RECORD EXTRACTS:
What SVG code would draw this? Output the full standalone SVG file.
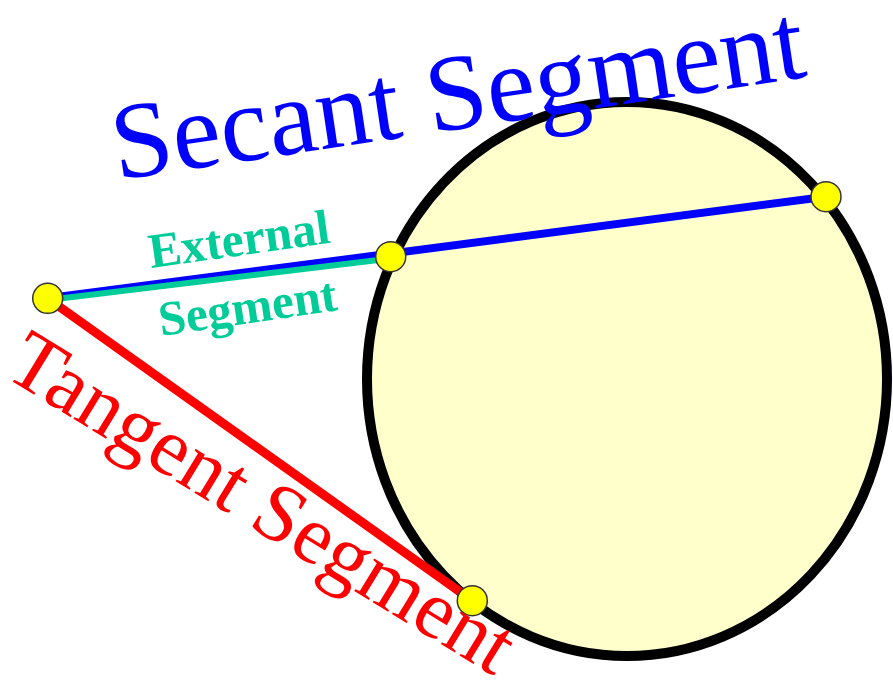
<svg xmlns="http://www.w3.org/2000/svg" width="893" height="690" viewBox="0 0 893 690">
<style>
.pt{fill:#FFFF00;stroke:#333333;stroke-width:1.5}
.serif{font-family:'Liberation Serif','Times New Roman',serif}
.lab{font-family:'Liberation Serif','Times New Roman',serif;font-weight:bold;font-size:49px;fill:#00CC99}
</style>
<rect width="893" height="690" fill="#FFFFFF"/>
<g id="circle">
<ellipse cx="627" cy="379" rx="260" ry="277" fill="#FFFFCC" stroke="#000000" stroke-width="10"/>
</g>
<g id="connectors">
<line x1="47.7" y1="298.3" x2="826" y2="196.7" stroke="#0000FF" stroke-width="8"/>
<line x1="47.7" y1="300" x2="390.7" y2="258.4" stroke="#00CC99" stroke-width="6"/>
<line x1="47.7" y1="298.3" x2="472.3" y2="600.7" stroke="#FF0000" stroke-width="9"/>
</g>
<g id="P"><circle class="pt" cx="47.7" cy="298.3" r="15"/></g>
<g id="A"><circle class="pt" cx="390.7" cy="256.7" r="15"/></g>
<g id="B"><circle class="pt" cx="826" cy="196.7" r="15"/></g>
<g id="T"><circle class="pt" cx="472.3" cy="600.7" r="15"/></g>
<g id="secant-label">
<text class="serif" x="0" y="0" font-size="109" fill="#0000FF" transform="translate(117,180) rotate(-8.5)">Secant Segment</text>
</g>
<g id="tangent-label">
<text class="serif" x="0" y="0" font-size="83" fill="#FF0000" transform="translate(2,375) rotate(31.5)">Tangent Segment</text>
</g>
<g id="external-label">
<text class="lab" x="0" y="0" transform="translate(151,268) rotate(-8)">External</text>
<text class="lab" x="0" y="0" transform="translate(161,336) rotate(-8.3)">Segment</text>
</g>
</svg>
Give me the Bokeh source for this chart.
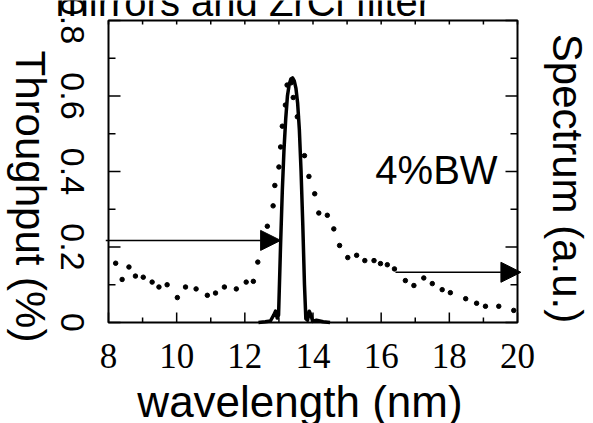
import math
from bokeh.plotting import figure
from bokeh.models import Arrow, NormalHead, Label, Range1d
from bokeh.embed import file_html
from bokeh.resources import INLINE

# ---- data ----
title_text = "mirrors and ZrCl filter"
x_label = "wavelength (nm)"
y_label = "Throughput (%)"
y2_label = "Spectrum (a.u.)"
x_ticks = [8, 10, 12, 14, 16, 18, 20]
x_tick_labels = ["8", "10", "12", "14", "16", "18", "20"]
x_minor = [9, 11, 13, 15, 17, 19]
y_ticks = [0, 0.2, 0.4, 0.6, 0.8]
y_tick_labels = ["0", "0.2", "0.4", "0.6", "0.8"]
y_minor = [0.1, 0.3, 0.5, 0.7]

# throughput (solid)
thr_wl = [12.4, 12.6, 12.75, 12.85, 12.9, 12.95, 12.99, 13.05, 13.1, 13.15, 13.2,
          13.25, 13.3, 13.35, 13.4, 13.45, 13.5, 13.55, 13.6, 13.65, 13.7, 13.75,
          13.79, 13.84, 13.89, 13.94, 13.99, 14.1, 14.3, 14.5]
thr_val = [0.0, 0.002, 0.004, 0.02, 0.03, 0.012, 0.02, 0.21, 0.35, 0.46, 0.54,
           0.60, 0.63, 0.645, 0.648, 0.64, 0.62, 0.58, 0.51, 0.40, 0.26, 0.10,
           0.01, 0.006, 0.03, 0.02, 0.003, 0.006, 0.002, 0.0]

# spectrum (dotted)
spec_wl = [8.21, 8.40, 8.60, 8.79, 9.02, 9.28, 9.48, 9.72, 10.02, 10.26, 10.57,
           10.90, 11.14, 11.40, 11.75, 12.04, 12.25, 12.38, 12.66, 12.83, 12.88,
           13.00, 13.05, 13.10, 13.19, 13.24, 13.36, 13.42, 13.54, 13.75, 13.88,
           14.05, 14.17, 14.42, 14.61, 14.78, 15.02, 15.28, 15.52, 15.79, 15.98,
           16.18, 16.39, 16.71, 16.96, 17.25, 17.50, 17.79, 18.03, 18.48, 18.80,
           19.06, 19.45, 19.89]
spec_val = [0.157, 0.114, 0.147, 0.123, 0.120, 0.107, 0.094, 0.100, 0.066, 0.094,
            0.089, 0.072, 0.078, 0.094, 0.089, 0.107, 0.109, 0.160, 0.255, 0.309,
            0.363, 0.412, 0.465, 0.520, 0.576, 0.629, 0.635, 0.596, 0.545, 0.442,
            0.387, 0.341, 0.290, 0.284, 0.248, 0.204, 0.172, 0.178, 0.164, 0.164,
            0.156, 0.153, 0.142, 0.111, 0.098, 0.118, 0.103, 0.087, 0.079, 0.063,
            0.051, 0.043, 0.043, 0.032]

# arrows (wavelength start, wavelength end, value)
arrow_left = (7.92, 13.05, 0.2175)
arrow_right = (16.42, 20.1, 0.133)
bw_label = (15.83, 0.366, "4%BW")

SANS = "Liberation Sans"
SERIF = "Liberation Serif"

X0, X1 = 8, 20
Y0, Y1 = 0, 0.8

# ---- layout (pixels) ----
W, H = 593, 423
BOX_L, BOX_R, BOX_T, BOX_B = 108, 517, 20, 322
SX = (BOX_R - BOX_L) / (X1 - X0)      # px per nm
SY = (BOX_B - BOX_T) / (Y1 - Y0)      # px per unit

p = figure(width=W, height=H,
           x_range=Range1d(X0 - BOX_L / SX, X1 + (W - BOX_R) / SX),
           y_range=Range1d(Y0 - (H - BOX_B) / SY, Y1 + BOX_T / SY),
           output_backend="svg", toolbar_location=None, min_border=0,
           x_axis_location=None, y_axis_location=None)
p.grid.visible = False
p.outline_line_color = None
p.background_fill_color = "white"
p.border_fill_color = "white"

# plot box
p.quad(left=[X0], right=[X1], bottom=[Y0], top=[Y1], fill_color=None,
       line_color="black", line_width=2)

# inward ticks
def hticks(vals, x_edge, length_px, sign):
    p.segment(x0=[x_edge] * len(vals), y0=vals,
              x1=[x_edge + sign * length_px / SX] * len(vals), y1=vals,
              line_color="black", line_width=1.5)

def vticks(vals, y_edge, length_px, sign):
    p.segment(x0=vals, y0=[y_edge] * len(vals),
              x1=vals, y1=[y_edge + sign * length_px / SY] * len(vals),
              line_color="black", line_width=1.5)

hticks(y_ticks, X0, 12, 1)
hticks(y_minor, X0, 7, 1)
hticks(y_ticks, X1, 12, -1)
hticks(y_minor, X1, 7, -1)
vticks(x_ticks, Y0, 10, 1)
vticks(x_minor, Y0, 5, 1)
vticks(x_ticks + x_minor, Y1, 4, -1)

# data
p.line(thr_wl, thr_val, line_color="black", line_width=3.5, line_join="round")
p.scatter(spec_wl, spec_val, size=4.5, color="black")

for a in (arrow_left, arrow_right):
    p.add_layout(Arrow(x_start=a[0], x_end=a[1], y_start=a[2], y_end=a[2],
                       line_color="black", line_width=1.5,
                       end=NormalHead(size=20, fill_color="black",
                                      line_color="black")))

def lab(x, y, text, size, font=SANS, dx=0, dy=0, angle=0.0, align="center"):
    p.add_layout(Label(x=x, y=y, x_offset=dx, y_offset=dy, text=text,
                       angle=angle, text_font=font, text_font_size=size,
                       text_align=align, text_baseline="middle",
                       text_color="black"))

# tick labels
for t, s in zip(x_ticks, x_tick_labels):
    lab(t, Y0, s, "35px", font=SERIF, dy=-33)
for t, s in zip(y_ticks, y_tick_labels):
    lab(X0, t, s, "34px", dx=-36, angle=-math.pi / 2)

# axis titles and annotations
lab((X0 + X1) / 2, Y0, x_label, "44px", dx=-13, dy=-79)
lab(X0, Y0, y_label, "42px", dx=-78, dy=126, angle=-math.pi / 2)
lab(X1, Y0, y2_label, "42px", dx=50, dy=144, angle=-math.pi / 2)
lab(bw_label[0], bw_label[1], bw_label[2], "40px", dy=14, align="left")
lab(X0, Y1, title_text, "40px", dx=-53, dy=19, align="left")

open("out.html", "w").write(file_html(p, INLINE))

TASK: Repeat the lines above exactly, beginning with the one containing "Give me the Bokeh source for this chart." and finishing with the one containing "0.051, 0.043, 0.043, 0.032]". No pictures belong in the copy.

FINAL RESULT:
Give me the Bokeh source for this chart.
import math
from bokeh.plotting import figure
from bokeh.models import Arrow, NormalHead, Label, Range1d
from bokeh.embed import file_html
from bokeh.resources import INLINE

# ---- data ----
title_text = "mirrors and ZrCl filter"
x_label = "wavelength (nm)"
y_label = "Throughput (%)"
y2_label = "Spectrum (a.u.)"
x_ticks = [8, 10, 12, 14, 16, 18, 20]
x_tick_labels = ["8", "10", "12", "14", "16", "18", "20"]
x_minor = [9, 11, 13, 15, 17, 19]
y_ticks = [0, 0.2, 0.4, 0.6, 0.8]
y_tick_labels = ["0", "0.2", "0.4", "0.6", "0.8"]
y_minor = [0.1, 0.3, 0.5, 0.7]

# throughput (solid)
thr_wl = [12.4, 12.6, 12.75, 12.85, 12.9, 12.95, 12.99, 13.05, 13.1, 13.15, 13.2,
          13.25, 13.3, 13.35, 13.4, 13.45, 13.5, 13.55, 13.6, 13.65, 13.7, 13.75,
          13.79, 13.84, 13.89, 13.94, 13.99, 14.1, 14.3, 14.5]
thr_val = [0.0, 0.002, 0.004, 0.02, 0.03, 0.012, 0.02, 0.21, 0.35, 0.46, 0.54,
           0.60, 0.63, 0.645, 0.648, 0.64, 0.62, 0.58, 0.51, 0.40, 0.26, 0.10,
           0.01, 0.006, 0.03, 0.02, 0.003, 0.006, 0.002, 0.0]

# spectrum (dotted)
spec_wl = [8.21, 8.40, 8.60, 8.79, 9.02, 9.28, 9.48, 9.72, 10.02, 10.26, 10.57,
           10.90, 11.14, 11.40, 11.75, 12.04, 12.25, 12.38, 12.66, 12.83, 12.88,
           13.00, 13.05, 13.10, 13.19, 13.24, 13.36, 13.42, 13.54, 13.75, 13.88,
           14.05, 14.17, 14.42, 14.61, 14.78, 15.02, 15.28, 15.52, 15.79, 15.98,
           16.18, 16.39, 16.71, 16.96, 17.25, 17.50, 17.79, 18.03, 18.48, 18.80,
           19.06, 19.45, 19.89]
spec_val = [0.157, 0.114, 0.147, 0.123, 0.120, 0.107, 0.094, 0.100, 0.066, 0.094,
            0.089, 0.072, 0.078, 0.094, 0.089, 0.107, 0.109, 0.160, 0.255, 0.309,
            0.363, 0.412, 0.465, 0.520, 0.576, 0.629, 0.635, 0.596, 0.545, 0.442,
            0.387, 0.341, 0.290, 0.284, 0.248, 0.204, 0.172, 0.178, 0.164, 0.164,
            0.156, 0.153, 0.142, 0.111, 0.098, 0.118, 0.103, 0.087, 0.079, 0.063,
            0.051, 0.043, 0.043, 0.032]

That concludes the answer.